SOURCE MATERIAL.
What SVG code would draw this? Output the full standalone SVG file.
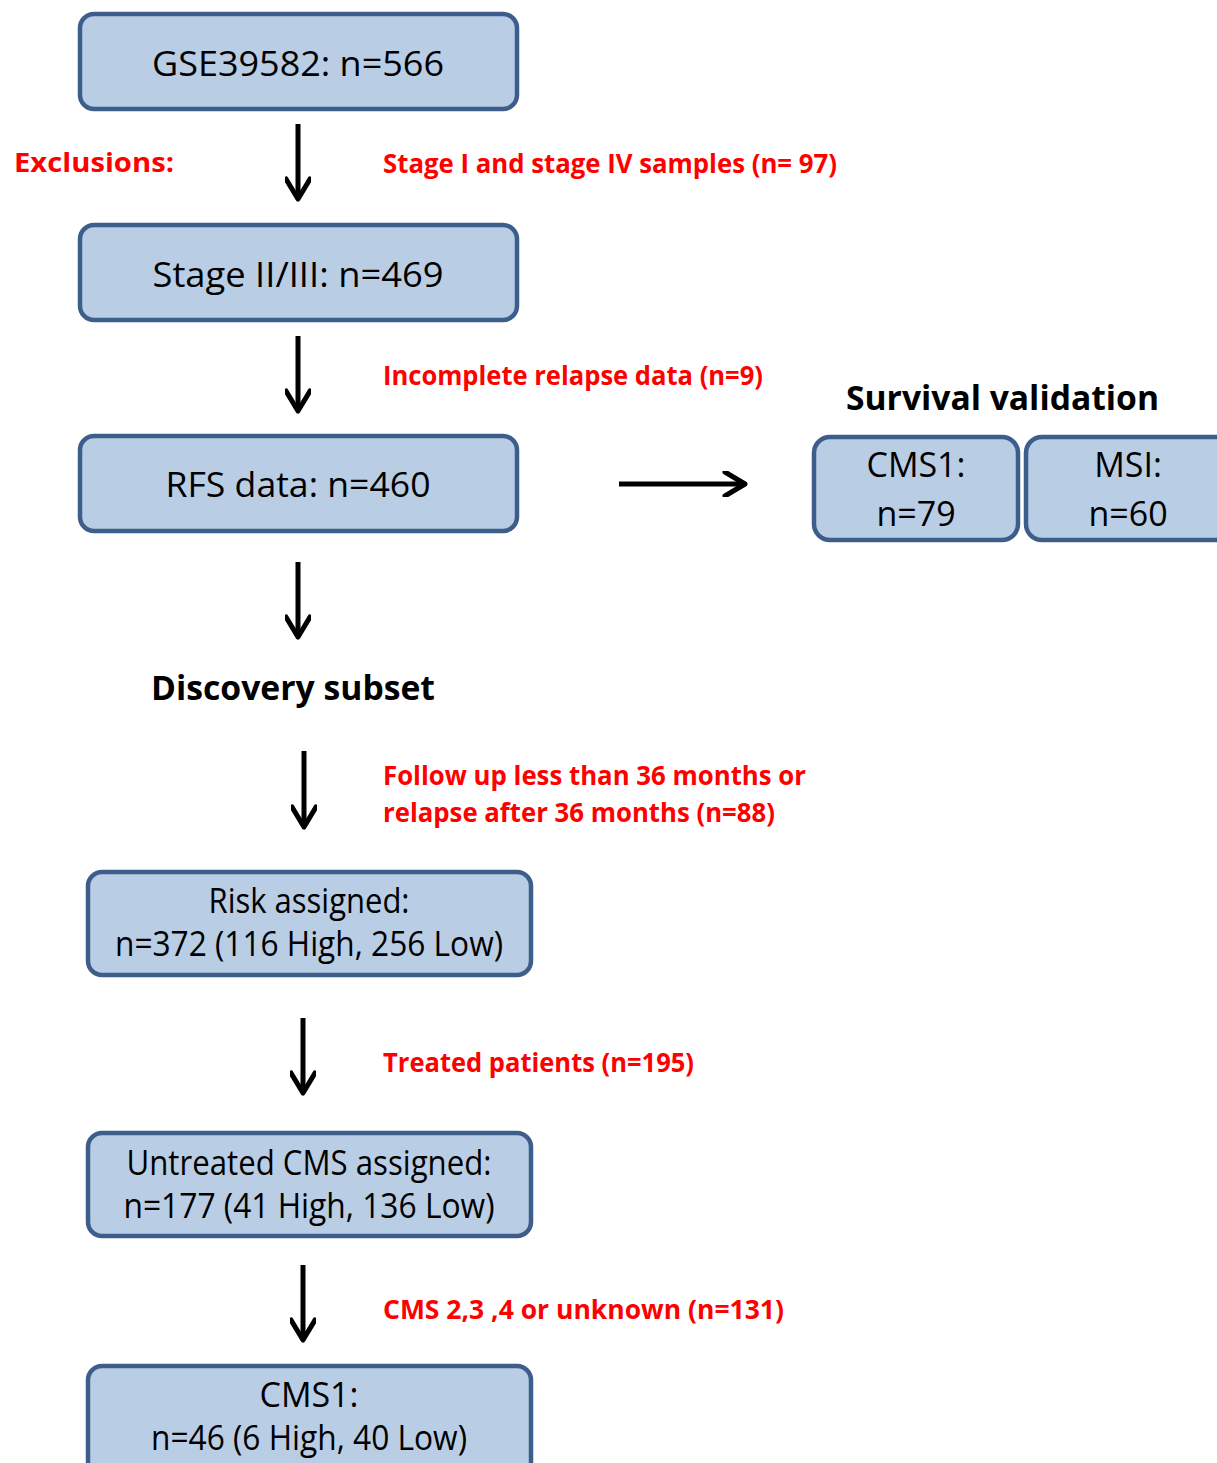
<svg xmlns="http://www.w3.org/2000/svg" width="1217" height="1463" viewBox="0 0 1217 1463">
<style>
.box{fill:#b9cde5;stroke:#3d5e8a;stroke-width:4.5}
.bt{font-family:"Open Sans","Liberation Sans",sans-serif;font-size:34px;fill:#000;text-anchor:middle}
.red{font-family:"Open Sans","Liberation Sans",sans-serif;font-weight:bold;font-size:27px;fill:#ff0000}
.hd{font-family:"Open Sans","Liberation Sans",sans-serif;font-weight:bold;font-size:34px;fill:#000}
.ar{stroke:#000;stroke-width:5;fill:none;marker-end:url(#ah)}
</style>
<defs>
<marker id="ah" viewBox="0 0 26 26" refX="23" refY="13" markerWidth="26" markerHeight="26" markerUnits="userSpaceOnUse" orient="auto">
<path d="M3,1 L23,13 L3,25" fill="none" stroke="#000" stroke-width="5" stroke-linecap="round" stroke-linejoin="round"/>
</marker>
</defs>
<rect width="1217" height="1463" fill="#fff"/>
<g id="connectors">
<line class="ar" x1="298" y1="124" x2="298" y2="199"/>
<line class="ar" x1="298" y1="336" x2="298" y2="411"/>
<line class="ar" x1="298" y1="562" x2="298" y2="637"/>
<line class="ar" x1="619" y1="484" x2="745" y2="484"/>
<line class="ar" x1="304" y1="751" x2="304" y2="827"/>
<line class="ar" x1="303" y1="1018" x2="303" y2="1093"/>
<line class="ar" x1="303" y1="1265" x2="303" y2="1340"/>
</g>
<g id="n1"><rect class="box" x="80" y="14" width="437" height="95" rx="14"/><text class="bt" x="298" y="76" textLength="292" lengthAdjust="spacingAndGlyphs">GSE39582: n=566</text></g>
<g id="n2"><rect class="box" x="80" y="225" width="437" height="95" rx="14"/><text class="bt" x="298" y="287" textLength="291" lengthAdjust="spacingAndGlyphs">Stage II/III: n=469</text></g>
<g id="n3"><rect class="box" x="80" y="436" width="437" height="95" rx="14"/><text class="bt" x="298" y="497" textLength="265" lengthAdjust="spacingAndGlyphs">RFS data: n=460</text></g>
<g id="n4"><rect class="box" x="814" y="437" width="204" height="103" rx="16"/><text class="bt" x="916" y="477">CMS1:</text><text class="bt" x="916" y="526">n=79</text></g>
<g id="n5"><rect class="box" x="1026" y="437" width="220" height="103" rx="16"/><text class="bt" x="1128" y="477">MSI:</text><text class="bt" x="1128" y="526">n=60</text></g>
<g id="n6"><rect class="box" x="88" y="872" width="443" height="103" rx="14"/><text class="bt" x="309" y="913" textLength="201" lengthAdjust="spacingAndGlyphs">Risk assigned:</text><text class="bt" x="309" y="956" textLength="388" lengthAdjust="spacingAndGlyphs">n=372 (116 High, 256 Low)</text></g>
<g id="n7"><rect class="box" x="88" y="1133" width="443" height="103" rx="14"/><text class="bt" x="309" y="1175" textLength="365" lengthAdjust="spacingAndGlyphs">Untreated CMS assigned:</text><text class="bt" x="309" y="1218" textLength="371" lengthAdjust="spacingAndGlyphs">n=177 (41 High, 136 Low)</text></g>
<g id="n8"><rect class="box" x="88" y="1366" width="443" height="130" rx="14"/><text class="bt" x="309" y="1407">CMS1:</text><text class="bt" x="309" y="1450" textLength="316" lengthAdjust="spacingAndGlyphs">n=46 (6 High, 40 Low)</text></g>
<g id="labels">
<text class="red" x="14" y="172" font-size="30" textLength="160" lengthAdjust="spacingAndGlyphs">Exclusions:</text>
<text class="red" x="383" y="173" textLength="454" lengthAdjust="spacingAndGlyphs">Stage I and stage IV samples (n= 97)</text>
<text class="red" x="383" y="385" textLength="380" lengthAdjust="spacingAndGlyphs">Incomplete relapse data (n=9)</text>
<text class="hd" x="846" y="410" textLength="313" lengthAdjust="spacingAndGlyphs">Survival validation</text>
<text class="hd" x="151" y="700" textLength="284" lengthAdjust="spacingAndGlyphs">Discovery subset</text>
<text class="red" x="383" y="785" textLength="423" lengthAdjust="spacingAndGlyphs">Follow up less than 36 months or</text>
<text class="red" x="383" y="822" textLength="392" lengthAdjust="spacingAndGlyphs">relapse after 36 months (n=88)</text>
<text class="red" x="383" y="1072" textLength="311" lengthAdjust="spacingAndGlyphs">Treated patients (n=195)</text>
<text class="red" x="383" y="1319" textLength="401" lengthAdjust="spacingAndGlyphs">CMS 2,3 ,4 or unknown (n=131)</text>
</g>
</svg>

WHAT IS NEEDED. Copy out each line exactly, without the pictures.

FINAL ANSWER.
What SVG code would draw this? Output the full standalone SVG file.
<svg xmlns="http://www.w3.org/2000/svg" width="1217" height="1463" viewBox="0 0 1217 1463">
<style>
.box{fill:#b9cde5;stroke:#3d5e8a;stroke-width:4.5}
.bt{font-family:"Open Sans","Liberation Sans",sans-serif;font-size:34px;fill:#000;text-anchor:middle}
.red{font-family:"Open Sans","Liberation Sans",sans-serif;font-weight:bold;font-size:27px;fill:#ff0000}
.hd{font-family:"Open Sans","Liberation Sans",sans-serif;font-weight:bold;font-size:34px;fill:#000}
.ar{stroke:#000;stroke-width:5;fill:none;marker-end:url(#ah)}
</style>
<defs>
<marker id="ah" viewBox="0 0 26 26" refX="23" refY="13" markerWidth="26" markerHeight="26" markerUnits="userSpaceOnUse" orient="auto">
<path d="M3,1 L23,13 L3,25" fill="none" stroke="#000" stroke-width="5" stroke-linecap="round" stroke-linejoin="round"/>
</marker>
</defs>
<rect width="1217" height="1463" fill="#fff"/>
<g id="connectors">
<line class="ar" x1="298" y1="124" x2="298" y2="199"/>
<line class="ar" x1="298" y1="336" x2="298" y2="411"/>
<line class="ar" x1="298" y1="562" x2="298" y2="637"/>
<line class="ar" x1="619" y1="484" x2="745" y2="484"/>
<line class="ar" x1="304" y1="751" x2="304" y2="827"/>
<line class="ar" x1="303" y1="1018" x2="303" y2="1093"/>
<line class="ar" x1="303" y1="1265" x2="303" y2="1340"/>
</g>
<g id="n1"><rect class="box" x="80" y="14" width="437" height="95" rx="14"/><text class="bt" x="298" y="76" textLength="292" lengthAdjust="spacingAndGlyphs">GSE39582: n=566</text></g>
<g id="n2"><rect class="box" x="80" y="225" width="437" height="95" rx="14"/><text class="bt" x="298" y="287" textLength="291" lengthAdjust="spacingAndGlyphs">Stage II/III: n=469</text></g>
<g id="n3"><rect class="box" x="80" y="436" width="437" height="95" rx="14"/><text class="bt" x="298" y="497" textLength="265" lengthAdjust="spacingAndGlyphs">RFS data: n=460</text></g>
<g id="n4"><rect class="box" x="814" y="437" width="204" height="103" rx="16"/><text class="bt" x="916" y="477">CMS1:</text><text class="bt" x="916" y="526">n=79</text></g>
<g id="n5"><rect class="box" x="1026" y="437" width="220" height="103" rx="16"/><text class="bt" x="1128" y="477">MSI:</text><text class="bt" x="1128" y="526">n=60</text></g>
<g id="n6"><rect class="box" x="88" y="872" width="443" height="103" rx="14"/><text class="bt" x="309" y="913" textLength="201" lengthAdjust="spacingAndGlyphs">Risk assigned:</text><text class="bt" x="309" y="956" textLength="388" lengthAdjust="spacingAndGlyphs">n=372 (116 High, 256 Low)</text></g>
<g id="n7"><rect class="box" x="88" y="1133" width="443" height="103" rx="14"/><text class="bt" x="309" y="1175" textLength="365" lengthAdjust="spacingAndGlyphs">Untreated CMS assigned:</text><text class="bt" x="309" y="1218" textLength="371" lengthAdjust="spacingAndGlyphs">n=177 (41 High, 136 Low)</text></g>
<g id="n8"><rect class="box" x="88" y="1366" width="443" height="130" rx="14"/><text class="bt" x="309" y="1407">CMS1:</text><text class="bt" x="309" y="1450" textLength="316" lengthAdjust="spacingAndGlyphs">n=46 (6 High, 40 Low)</text></g>
<g id="labels">
<text class="red" x="14" y="172" font-size="30" textLength="160" lengthAdjust="spacingAndGlyphs">Exclusions:</text>
<text class="red" x="383" y="173" textLength="454" lengthAdjust="spacingAndGlyphs">Stage I and stage IV samples (n= 97)</text>
<text class="red" x="383" y="385" textLength="380" lengthAdjust="spacingAndGlyphs">Incomplete relapse data (n=9)</text>
<text class="hd" x="846" y="410" textLength="313" lengthAdjust="spacingAndGlyphs">Survival validation</text>
<text class="hd" x="151" y="700" textLength="284" lengthAdjust="spacingAndGlyphs">Discovery subset</text>
<text class="red" x="383" y="785" textLength="423" lengthAdjust="spacingAndGlyphs">Follow up less than 36 months or</text>
<text class="red" x="383" y="822" textLength="392" lengthAdjust="spacingAndGlyphs">relapse after 36 months (n=88)</text>
<text class="red" x="383" y="1072" textLength="311" lengthAdjust="spacingAndGlyphs">Treated patients (n=195)</text>
<text class="red" x="383" y="1319" textLength="401" lengthAdjust="spacingAndGlyphs">CMS 2,3 ,4 or unknown (n=131)</text>
</g>
</svg>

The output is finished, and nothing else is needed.